The rate of contraction quickened from February and was sharp overall.
Meanwhile, temp billings fell at a rate that, though modest, was the most pronounced in a year.
The sustained fall in hiring activity contributed to further steep increases in candidate availability for both permanent and temporary roles in March.
Turning to vacancies, demand for both permanent and short-term staff fell at notably softer rates than those seen in February.
At the same time, recruiters signaled slightly stronger increases in starting salaries and temp pay.
Permanent placements fell in the Midlands for the tenth consecutive month in March. The rate of decrease quickened from February and was sharp overall.
Respondents indicated that weaker confidence around the economic outlook and lower job postings had weighed on permanent staff appointments.
The reduction in the Midlands was softer than those seen in the North and South of England, but contrasted with a modest upturn in London.
Recruiters in the Midlands recorded a decrease in temporary billings at the end of the first quarter.

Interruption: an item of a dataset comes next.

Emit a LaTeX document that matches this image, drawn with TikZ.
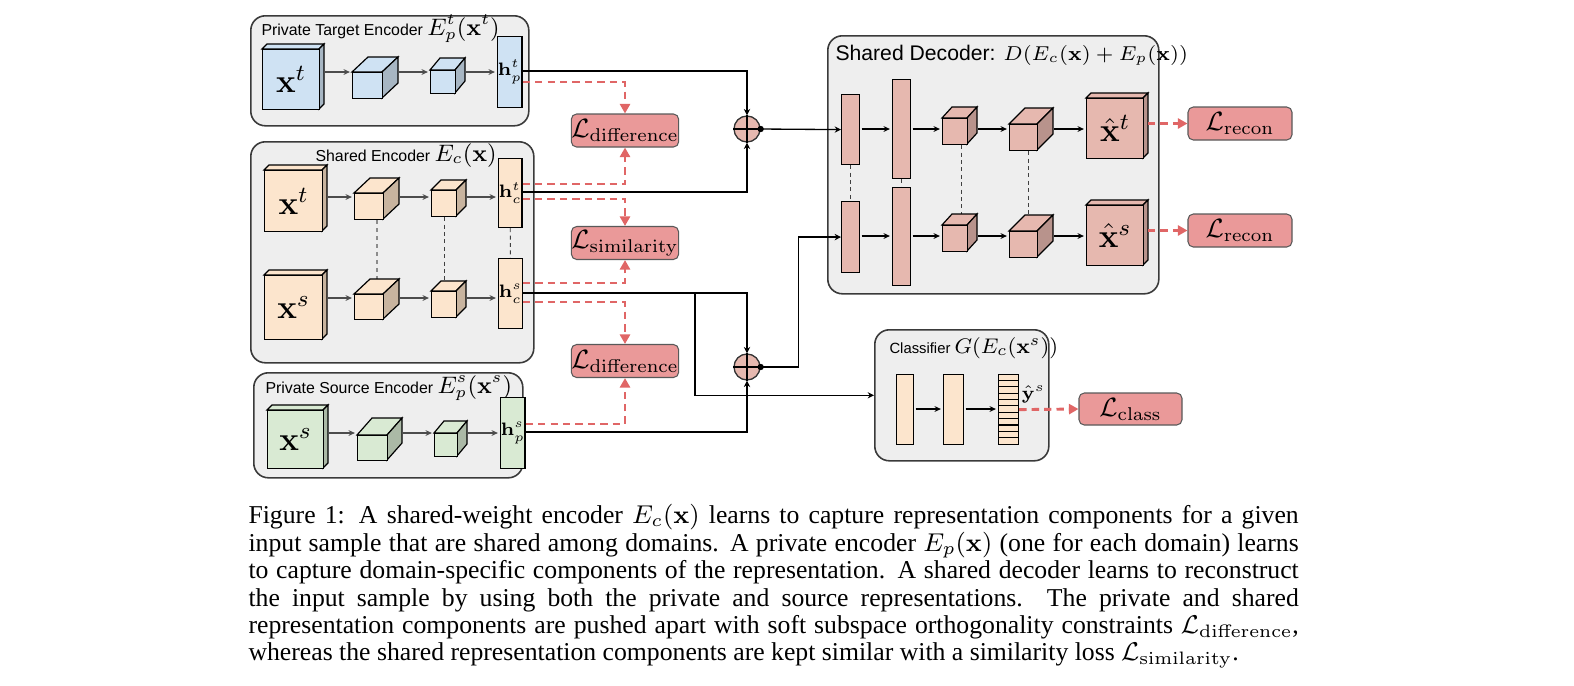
\RequirePackage{fix-cm}
\documentclass[tikz,border=0pt]{standalone}
\usepackage[no-math]{fontspec}
\setmainfont{Liberation Serif}
\setsansfont{Liberation Sans}
\usetikzlibrary{arrows.meta,calc}
\definecolor{blF}{HTML}{CFE2F3}
\definecolor{blS}{HTML}{A7B6C3}
\definecolor{orF}{HTML}{FCE5CD}
\definecolor{orS}{HTML}{C8B49F}
\definecolor{grF}{HTML}{D9EAD3}
\definecolor{grS}{HTML}{ABB9A6}
\definecolor{pkF}{HTML}{E6B8AF}
\definecolor{pkS}{HTML}{B8938C}
\definecolor{lossF}{HTML}{EA9999}
\definecolor{redD}{HTML}{E06666}
\definecolor{grpF}{HTML}{EEEEEE}
\definecolor{grpD}{HTML}{3A3A3A}
\newcommand\pxu{0.378pt}
\newcommand\inpf{\fontsize{12.5}{14}\selectfont}
\newcommand\hfnt{\fontsize{6.8}{7}\selectfont}
\newcommand\sfsm{\sffamily\fontsize{6}{7}\selectfont}
% cube: name, x, y, w, h, depth-right, depth-up, colour prefix, text
\newcommand\mkcube[9]{%
  \filldraw[fill=#8F,line width=0.45pt] (#2,#3) -- ++(#6,-#7) -- ++(#4,0) -- ++(-#6,#7) -- cycle;
  \filldraw[fill=#8S,line width=0.45pt] (#2+#4,#3) -- ++(#6,-#7) -- ++(0,#5) -- ++(-#6,#7) -- cycle;
  \node[draw,line width=0.45pt,fill=#8F,inner sep=0,minimum width=#4*\pxu,minimum height=#5*\pxu,anchor=north west] (#1) at (#2,#3) {#9};
  \coordinate (#1r) at (#2+#4+#6,#3+#5/2);}
\newcommand\mkrect[7]{%
  \node[draw,line width=0.45pt,fill=#6,inner sep=0,minimum width=#4*\pxu,minimum height=#5*\pxu,anchor=north west] (#1) at (#2,#3) {#7};}
\pgfdeclarelayer{grp}
\pgfdeclarelayer{mid}
\pgfsetlayers{grp,mid,main}
\tikzset{
  grpbox/.style={draw=grpD,fill=grpF,rounded corners=5.5pt,line width=0.6pt,inner sep=0,anchor=north west},
  ttl/.style={anchor=base west,inner sep=0},
  loss/.style={draw=black!65,fill=lossF,rounded corners=2pt,inner sep=0,minimum width=104*\pxu,minimum height=33*\pxu,font=\fontsize{10}{12}\selectfont},
  garr/.style={draw=black!70,line width=0.45pt,-{Stealth[length=2.4pt,width=2.2pt]},shorten <=0.5pt,shorten >=0.8pt},
  barr/.style={draw=black,line width=0.45pt,-{Stealth[length=2.4pt,width=2.2pt]},shorten <=0.5pt,shorten >=0.8pt},
  conn/.style={draw=black,line width=0.5pt},
  carr/.style={draw=black,line width=0.5pt,-{Stealth[length=2.4pt,width=2.4pt]}},
  rdash/.style={draw=redD,line width=1.1pt,dash pattern=on 2.8pt off 1.9pt,-{Triangle[length=3.6pt,width=3.8pt]}},
  vdashl/.style={draw=black!45,line width=0.4pt,dash pattern=on 1.6pt off 1.4pt},
  vdashd/.style={draw=black!75,line width=0.35pt,dash pattern=on 1.5pt off 1.3pt},
  sumn/.style={circle,draw=black!80,fill=pkF,minimum size=26*\pxu,inner sep=0,line width=0.5pt}
}
\begin{document}
\begin{tikzpicture}[x=0.378pt,y=-0.378pt]
\useasboundingbox (0,0) rectangle (1574,685);
% ---------- group boxes ----------
\begin{pgfonlayer}{grp}
\node[grpbox,minimum width=278*\pxu,minimum height=110*\pxu] (gpt) at (250,15) {};
\node[grpbox,minimum width=283*\pxu,minimum height=221*\pxu] (gse) at (250,141) {};
\node[grpbox,minimum width=269*\pxu,minimum height=105*\pxu] (gps) at (253,372) {};
\node[grpbox,minimum width=331*\pxu,minimum height=258*\pxu] (gdec) at (827,35) {};
\node[grpbox,minimum width=174*\pxu,minimum height=131*\pxu] (gcls) at (874,329) {};
\end{pgfonlayer}
% ---------- titles ----------
\node[ttl] (tpt) at (261,35) {\sfsm Private Target Encoder {\fontsize{9}{10}\selectfont$E_p^t(\mathbf{x}^t)$}};
\node[ttl] (tse) at (315,161) {\sfsm Shared Encoder {\fontsize{9}{10}\selectfont$E_c(\mathbf{x})$}};
\node[ttl] (tps) at (265,393) {\sfsm Private Source Encoder {\fontsize{9}{10}\selectfont$E_p^s(\mathbf{x}^s)$}};
\node[ttl] (tdec) at (835,60) {\sffamily\fontsize{8}{9}\selectfont Shared Decoder: {\fontsize{7.6}{9}\selectfont$D(E_c(\mathbf{x})+E_p(\mathbf{x}))$}};
\node[ttl] (tcls) at (889,353) {\sffamily\fontsize{5.6}{7}\selectfont Classifier {\fontsize{8}{9}\selectfont$G(E_c(\mathbf{x}^s))$}};
% ---------- private target encoder ----------
\mkcube{pti}{262}{49}{57}{60}{5}{5}{bl}{\inpf$\mathbf{x}^t$}
\mkcube{ptc1}{352}{72}{30}{26}{16}{15}{bl}{}
\mkcube{ptc2}{430}{70}{25}{23}{10}{12}{bl}{}
\mkrect{hpt}{497}{36}{18}{71}{blF}{\hfnt$\mathbf{h}_p^t$}
\draw[garr] (ptir |- 0,72) -- (ptc1.west |- 0,72);
\draw[garr] (ptc1r |- 0,72) -- (ptc2.west |- 0,72);
\draw[garr] (ptc2r |- 0,72) -- (hpt.west |- 0,72);
% ---------- shared encoder ----------
\mkcube{sti}{264}{170}{58}{61}{5}{5}{or}{\inpf$\mathbf{x}^t$}
\mkcube{stc1}{354}{193}{29}{26}{16}{15}{or}{}
\mkcube{stc2}{431}{190}{25}{26}{10}{10}{or}{}
\mkrect{hct}{498}{158}{20}{69}{orF}{\hfnt$\mathbf{h}_c^t$}
\mkcube{ssi}{264}{275}{58}{64}{5}{5}{or}{\inpf$\mathbf{x}^s$}
\mkcube{ssc1}{354}{294}{29}{25}{16}{15}{or}{}
\mkcube{ssc2}{431}{291}{25}{26}{10}{10}{or}{}
\mkrect{hcs}{498}{258}{20}{70}{orF}{\hfnt$\mathbf{h}_c^s$}
\draw[garr] (stir |- 0,197) -- (stc1.west |- 0,197);
\draw[garr] (stc1r |- 0,197) -- (stc2.west |- 0,197);
\draw[garr] (stc2r |- 0,197) -- (hct.west |- 0,197);
\draw[garr] (ssir |- 0,298) -- (ssc1.west |- 0,298);
\draw[garr] (ssc1r |- 0,298) -- (ssc2.west |- 0,298);
\draw[garr] (ssc2r |- 0,298) -- (hcs.west |- 0,298);
% ---------- private source encoder ----------
\mkcube{psi}{267}{410}{56}{58}{5}{5}{gr}{\inpf$\mathbf{x}^s$}
\mkcube{psc1}{357}{435}{30}{25}{15}{17}{gr}{}
\mkcube{psc2}{434}{433}{23}{23}{10}{12}{gr}{}
\mkrect{hps}{500}{397}{20}{71}{grF}{\hfnt$\mathbf{h}_p^s$}
\draw[garr] (psir |- 0,433) -- (psc1.west |- 0,433);
\draw[garr] (psc1r |- 0,433) -- (psc2.west |- 0,433);
\draw[garr] (psc2r |- 0,433) -- (hps.west |- 0,433);
% ---------- shared decoder ----------
\mkrect{dr1t}{841}{94}{18}{70}{pkF}{}
\mkrect{dr1b}{841}{201}{18}{71}{pkF}{}
\mkrect{dr2t}{892}{79}{18}{99}{pkF}{}
\mkrect{dr2b}{892}{187}{18}{98}{pkF}{}
\mkcube{cat}{942}{118}{25}{26}{10}{11}{pk}{}
\mkcube{cbt}{1009}{124}{28}{26}{16}{16}{pk}{}
\mkcube{outt}{1086}{98}{57}{60}{5}{5}{pk}{\inpf$\hat{\mathbf{x}}^t$}
\mkcube{cab}{942}{225}{25}{26}{10}{11}{pk}{}
\mkcube{cbb}{1009}{231}{28}{26}{16}{16}{pk}{}
\mkcube{outb}{1086}{205}{57}{60}{5}{5}{pk}{\inpf$\hat{\mathbf{x}}^s$}
\draw[barr] (dr1t.east |- 0,129) -- (dr2t.west |- 0,129);
\draw[barr] (dr2t.east |- 0,129) -- (cat.west |- 0,129);
\draw[barr] (catr |- 0,129) -- (cbt.west |- 0,129);
\draw[barr] (cbtr |- 0,129) -- (outt.west |- 0,129);
\draw[barr] (dr1b.east |- 0,236) -- (dr2b.west |- 0,236);
\draw[barr] (dr2b.east |- 0,236) -- (cab.west |- 0,236);
\draw[barr] (cabr |- 0,236) -- (cbb.west |- 0,236);
\draw[barr] (cbbr |- 0,236) -- (outb.west |- 0,236);
% ---------- weight sharing dashes ----------
\begin{pgfonlayer}{mid}
\draw[vdashl] (stc1.south -| 377,0) -- (ssc1.north -| 377,0);
\draw[vdashd] (stc2.south -| 444,0) -- (ssc2.north -| 444,0);
\draw[vdashd] (hct.south) -- (hcs.north);
\draw[vdashd] (dr1t.south) -- (dr1b.north);
\draw[vdashd] (dr2t.south) -- (dr2b.north);
\draw[vdashd] (cat.south -| 961,0) -- (cab.north -| 961,0);
\draw[vdashd] (cbt.south -| 1028,0) -- (cbb.north -| 1028,0);
\end{pgfonlayer}
% ---------- classifier ----------
\mkrect{cr1}{896}{374}{17}{70}{orF}{}
\mkrect{cr2}{943}{374}{20}{70}{orF}{}
\mkrect{ycls}{998}{374}{20}{70}{orF}{}
\foreach \i in {1,...,10} \draw[line width=0.45pt] ($(ycls.north west)+(0,\i*70/11)$) -- ++(20,0);
\node[anchor=west,inner sep=0.5pt] (yl) at (1020,394) {\fontsize{7}{8}\selectfont$\hat{\mathbf{y}}^s$};
\draw[barr] (cr1.east |- 0,409) -- (cr2.west |- 0,409);
\draw[barr] (cr2.east |- 0,409) -- (ycls.west |- 0,409);
% ---------- losses ----------
\node[loss] (ld1) at (625,130.5) {$\mathcal{L}_{\mathrm{difference}}$};
\node[loss] (lsim) at (625,243) {$\mathcal{L}_{\mathrm{similarity}}$};
\node[loss] (ld2) at (625,361) {$\mathcal{L}_{\mathrm{difference}}$};
\node[loss] (lr1) at (1240,123.5) {$\mathcal{L}_{\mathrm{recon}}$};
\node[loss] (lr2) at (1240,230.5) {$\mathcal{L}_{\mathrm{recon}}$};
\node[loss,minimum width=103*\pxu,minimum height=32*\pxu] (lcl) at (1130.5,409) {$\mathcal{L}_{\mathrm{class}}$};
% ---------- sums ----------
\node[sumn] (s1) at (747,129) {};
\node[sumn] (s2) at (747,367) {};
\draw[conn] (s1.north) -- (s1.south) (s1.west) -- (s1.east);
\draw[conn] (s2.north) -- (s2.south) (s2.west) -- (s2.east);
\fill (s1.east) circle (1.2pt);
\fill (s2.east) circle (1.2pt);
% ---------- solid connectors ----------
\draw[carr] (hpt.east |- 0,71) -| (s1.north);
\draw[carr] (hct.east |- 0,192) -| (s1.south);
\draw[carr] (hcs.east |- 0,293) -| (s2.north);
\coordinate (br) at (695,293);
\draw[carr] (br) |- (gcls.west);
\draw[carr] (hps.east |- 0,432) -| (s2.south);
\draw[carr] (s1.east) -- (dr1t.west);
\draw[carr] (s2.east) -- ++(38,0) |- (dr1b.west);
% ---------- red dashed loss connectors ----------
\draw[rdash] (hpt.east |- 0,82) -| (ld1.north);
\draw[rdash] (hct.east |- 0,184) -| (ld1.south);
\draw[rdash] (hct.east |- 0,199) -| (lsim.north);
\draw[rdash] (hcs.east |- 0,283) -| (lsim.south);
\draw[rdash] (hcs.east |- 0,302) -| (ld2.north);
\draw[rdash] (hps.east |- 0,424) -| (ld2.south);
\draw[rdash] (lr1.west -| outtr) -- (lr1.west);
\draw[rdash] (lr2.west -| outbr) -- (lr2.west);
\draw[rdash] (ycls.east) -- (lcl.west);
% ---------- caption ----------
\node[anchor=north west,inner sep=0,text width=397pt,align=justify,font=\fontsize{9.72}{10.36}\selectfont] (cap) at (248,504) {%
Figure 1: A shared-weight encoder $E_c(\mathbf{x})$ learns to capture representation components for a given\linebreak
input sample that are shared among domains. A private encoder $E_p(\mathbf{x})$ (one for each domain) learns\linebreak
to capture domain-specific components of the representation. A shared decoder learns to reconstruct\linebreak
the input sample by using both the private and source representations.\ \ The private and shared\linebreak
representation components are pushed apart with soft subspace orthogonality constraints $\mathcal{L}_{\mathrm{difference}}$,\linebreak
whereas the shared representation components are kept similar with a similarity loss $\mathcal{L}_{\mathrm{similarity}}$.};
\end{tikzpicture}
\end{document}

The rate of reduction was modest but the strongest in exactly one year.
Anecdotal evidence suggested that tighter hiring budgets had contributed to lower billings, while some employers opted for permanent staff rather than temporary workers.

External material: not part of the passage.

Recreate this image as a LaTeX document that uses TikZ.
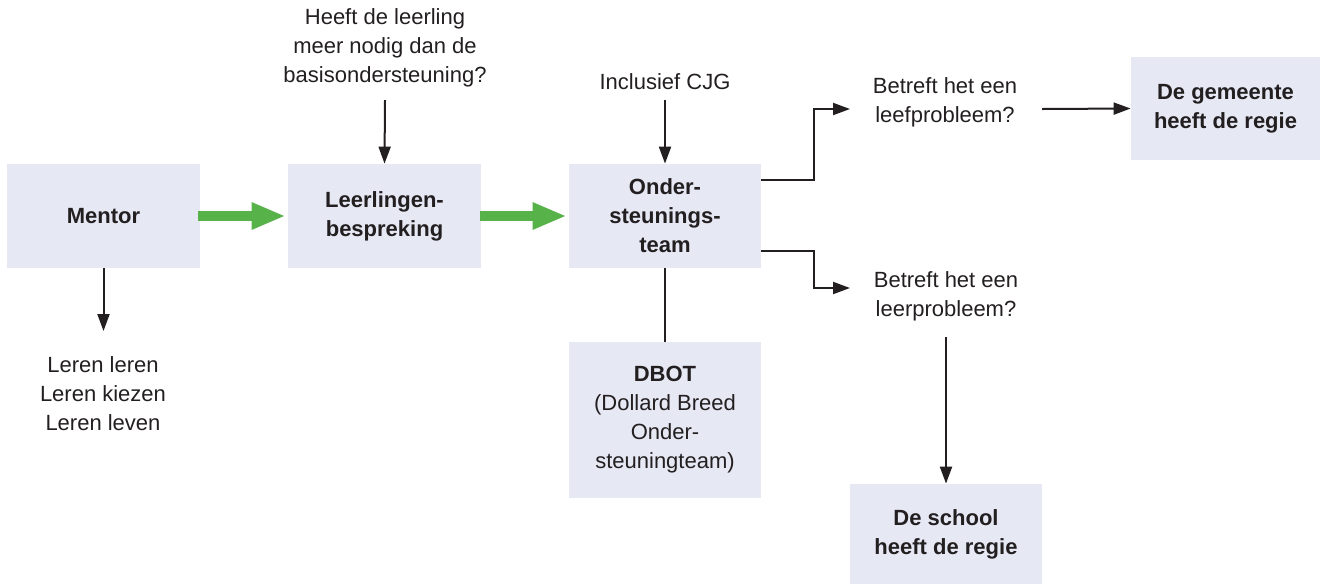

That said, the fall in the Midlands was the softest seen across the four monitored English regions.
Demand for permanent staff in the Midlands fell for the tenth month running in March.
The rate of decrease was solid, but the least pronounced since September 2024.

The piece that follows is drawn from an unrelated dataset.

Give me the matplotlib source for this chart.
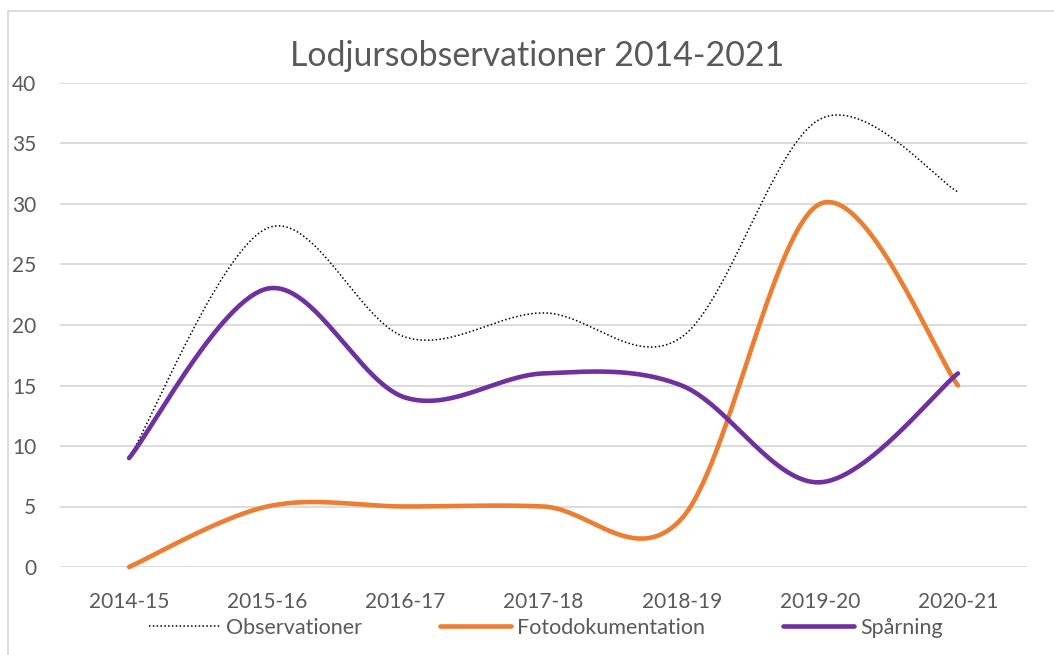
import numpy as np
import matplotlib
matplotlib.use("Agg")
import matplotlib.pyplot as plt
from matplotlib.lines import Line2D

categories = ["2014-15", "2015-16", "2016-17", "2017-18", "2018-19", "2019-20", "2020-21"]
observationer = [9, 28, 19, 21, 19, 37, 31]
fotodokumentation = [0, 5, 5, 5, 4, 30, 15]
sparning = [9, 23, 14, 16, 15, 7, 16]
title = "Lodjursobservationer 2014-2021"
yticks = [0, 5, 10, 15, 20, 25, 30, 35, 40]

TEXT = "#595959"
GRID = "#d9d9d9"
plt.rcParams["font.family"] = ["Lato", "DejaVu Sans"]

W, H = 1054, 655
fig = plt.figure(figsize=(W / 100, H / 100), dpi=100)
ax = fig.add_axes([60 / W, (H - 567) / H, (1027 - 60) / W, (567 - 83) / H])
ax.set_xlim(-0.5, len(categories) - 0.5)
ax.set_ylim(0, 40)


def smooth(xs, ys, n=60):
    pts = ax.transData.transform(np.column_stack([xs, ys]))
    out = [pts[0]]
    m = len(pts)
    for i in range(m - 1):
        p0 = pts[i - 1] if i > 0 else pts[i]
        p1 = pts[i]
        p2 = pts[i + 1]
        p3 = pts[i + 2] if i + 2 < m else pts[i + 1]
        d02 = np.linalg.norm(p2 - p0)
        d13 = np.linalg.norm(p3 - p1)
        d12 = np.linalg.norm(p2 - p1)
        f1 = 1 / 6 if d02 == 0 else min(1 / 6, 0.5 * d12 / d02)
        f2 = 1 / 6 if d13 == 0 else min(1 / 6, 0.5 * d12 / d13)
        c1 = p1 + (p2 - p0) * f1
        c2 = p2 - (p3 - p1) * f2
        t = np.linspace(0, 1, n)[1:, None]
        b = ((1 - t) ** 3) * p1 + 3 * ((1 - t) ** 2) * t * c1 + 3 * (1 - t) * t ** 2 * c2 + t ** 3 * p2
        out.extend(b)
    out = np.array(out)
    d = ax.transData.inverted().transform(out)
    return d[:, 0], d[:, 1]


x = np.arange(len(categories))
xs, ys = smooth(x, observationer)
ax.plot(xs, ys, color="black", lw=1.1, ls=(0, (1, 1.5)), label="Observationer", zorder=3, clip_on=False)
xs, ys = smooth(x, fotodokumentation)
ax.plot(xs, ys, color="#ED7D31", lw=3.3, solid_capstyle="round", label="Fotodokumentation", zorder=3, clip_on=False)
xs, ys = smooth(x, sparning)
ax.plot(xs, ys, color="#7030A0", lw=3.3, solid_capstyle="round", label="Spårning", zorder=4, clip_on=False)

ax.set_yticks(yticks)
ax.set_xticks(x)
ax.set_xticklabels(categories)
ax.yaxis.grid(True, color=GRID, lw=1.3)
ax.set_axisbelow(True)
for s in ax.spines.values():
    s.set_visible(False)
ax.tick_params(axis="both", length=0, colors=TEXT, labelsize=15)
ax.tick_params(axis="y", pad=17)
ax.tick_params(axis="x", pad=18)

fig.text(537 / W, 1 - 56 / H, title, ha="center", va="center", fontsize=24.4, color=TEXT)

leg = fig.legend(loc="center", bbox_to_anchor=(546 / W, 1 - 628 / H), ncol=3, frameon=False,
                 fontsize=15.5, labelcolor=TEXT, handlelength=3.3, handletextpad=0.3, columnspacing=3.6)

fig.add_artist(Line2D([8 / W, 8 / W, 1.0], [0, 1 - 11 / H, 1 - 11 / H], transform=fig.transFigure,
                      color=GRID, lw=1.3))

fig.savefig("out.png", dpi=100)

The Midlands saw the second-softest fall in permanent vacancies of the four monitored English regions, behind London.
The rate of decline in demand for temporary workers eased from February and was modest overall.
Moreover, the pace of reduction in the Midlands was weaker than those seen across the three other monitored English regions.
The number of candidates available for permanent roles in the Midlands increased markedly during March, with the latest rise extending the current sequence of expansion to two years.
That said, the rate of growth was the softest in five months and the second-slowest of the four English regions monitored by the survey (after the South of England). Panellists indicated that redundancies had been a key factor behind higher candidate numbers.
Recruitment companies in the Midlands reported that a lack of temporary job opportunities and redundancies contributed to a further rise in temp candidate availability.
Moreover, the rate of increase gathered momentum from February and was the strongest for three months.
The Midlands posted the slowest rise in temporary staff availability of the four monitored English regions, however.
Kate Holt (pictured), people consulting partner at KPMG in the Midlands said: “There’s no avoiding the fact that the UK job market remains under pressure, but the Midlands continues to show signs of relative resilience, with a slightly softer decline in hiring activity when compared to other regions.
“Employers are still treading carefully amid a mixed picture – with weaker areas characterised by a sustained fall in permanent and temporary vacancies – but the steady uptick in starting salaries and temporary pay suggests the market remains strong for skilled candidates.
“Candidate availability is continuing to climb, particularly as redundancies persist, however, the silver lining is that regional businesses are in a strong position to access a wider talent pool. Now is a timely opportunity to invest in people, prioritise training and lay the foundations for future growth.”